At nine years old I had the idea of taking apart a Walt Disney film from a toy cinema and replacing the reel with another one that I drew and colored by hand, featuring a daring fisherman fighting huge sharks on the high seas. Perhaps that’s when the iconoclast I’ve always carried inside was born; an iconoclast who needs to walk his own paths.
I entered adolescence with The Beatles, Jimi Hendrix and Otis Redding as the soundtrack. It’s no wonder then that, in that psychedelic and turbulent sixties setting, with my creative hormones boiling, I dedicated myself to drawing dozens of hippie posters and decorating beautiful message t-shirts: “Make love as if it was the war”, “Life is a woman and Soul music”.
I began my academic preparation at the School of Arts and Crafts, where for two years I drew large classic statues in charcoal and began studying figure drawing. I left that stage more learned but not tamed. My passion to keep searching for new ways to express myself with different materials led me to alternate those tidy charcoal drawings with experiments burning color waxes on canvas and insect drawings made with coffee.
After a fleeting period at the Superior School of Fine Arts of San Fernando (Madrid), I joined the Faculty of Fine Arts Sant Jordi (Barcelona), majoring in Sculpture, where I lived with a handful of boring teachers and fascinating classmates. Back in Mallorca I joined a group of artists with whom I experimented with video art, photocopying as a creative medium, and public performances. In that time – the 80s – I worked on concrete pieces, pigmented fabrics, and polyester resin figures. Since then, research and the search for new forms and colors on different paths has been a common thread in my work. Along the way there have been losses and encounters, doubts and certainties. But it was –and continues to be- the journey.

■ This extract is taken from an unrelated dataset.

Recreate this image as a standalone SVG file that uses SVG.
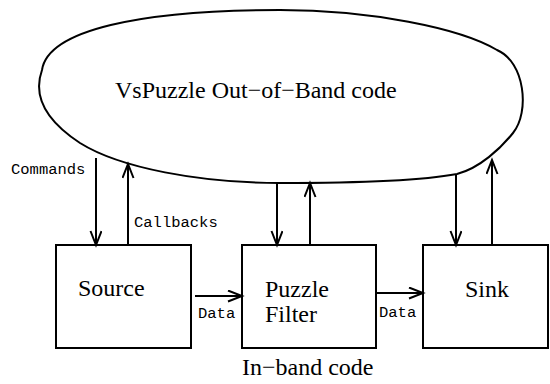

Over the years, my work –both sculpture and painting– has traveled to Barcelona, Madrid, Geneva, Toulouse, Shanghai, London, Stockholm, Kiel, Paris, New York and San Juan de Puerto Rico. Although the important thing is that, wherever my works are, they all continue alive and growing.
The essential thing is that my work always throbs as a new reality; that it is the excited and exciting physical representation of the life I contemplate every day with the same starry eyes as that child who filled his school notebooks with drawings.